Why Grass Fails in New Construction Yards
Construction destroys soil before grass is planted
During construction, soil is stripped, buried, compacted, and driven over repeatedly. The original structure that allowed air, water, and roots to move is eliminated.
Grass is installed into soil that no longer functions like soil.
Compaction is extreme and continuous
Heavy equipment compresses soil particles together until pore space collapses. Oxygen exchange becomes minimal and root expansion is physically blocked.
Even after planting, the soil remains hostile to root growth.
Topsoil is often missing or diluted
In many new yards, topsoil is removed or replaced with thin fill. Organic matter and microbial life are largely absent.
Grass planted into this layer has no buffer against stress.
Water cannot move or be stored correctly
Compacted subsoil sheds water at the surface while remaining dry below. Grass appears watered but roots never gain access to stable moisture.
This creates chronic stress even with frequent irrigation.
Grass cannot spread into damaged zones
Even spreading grasses fail when surrounding soil prevents root anchoring. Stolons and rhizomes stop at compacted boundaries.
Whether grass can fill gaps depends on rooting success, as explained in Can Grass Spread on Its Own.
Traffic continues after installation
Foot traffic, equipment access, and landscaping work continue after grass is installed. This flattens seedlings and further compresses soil.
How flattened turf can sometimes recover is explained in How to Fix Flattened Grass.
Color changes can be misleading
Grass in new construction yards may turn dark green briefly as growth slows under stress. This can be mistaken for health.
What dark green color often signals is explained in What Makes Grass Turn Dark Green.

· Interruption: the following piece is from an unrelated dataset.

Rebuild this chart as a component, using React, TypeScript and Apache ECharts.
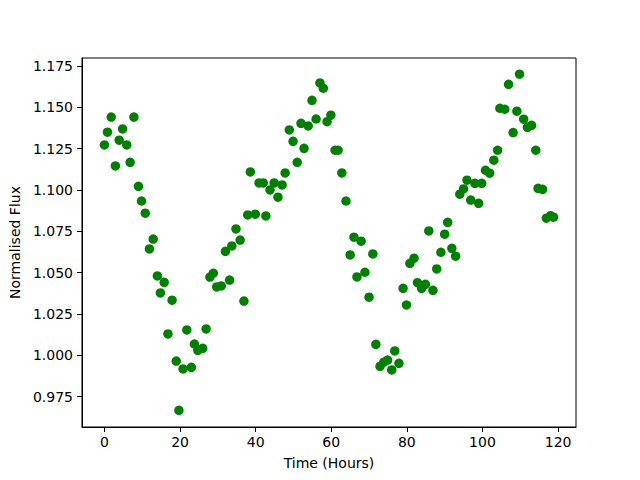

Failure appears delayed, not immediate
Newly installed grass may look acceptable for weeks or months. Failure often appears during the first heat or drought cycle.
By then, root systems are already compromised.
New construction lawns fail structurally
Grass fails in new construction yards because soil systems are broken before planting begins.
Without rebuilding soil function, grass survival is temporary at best.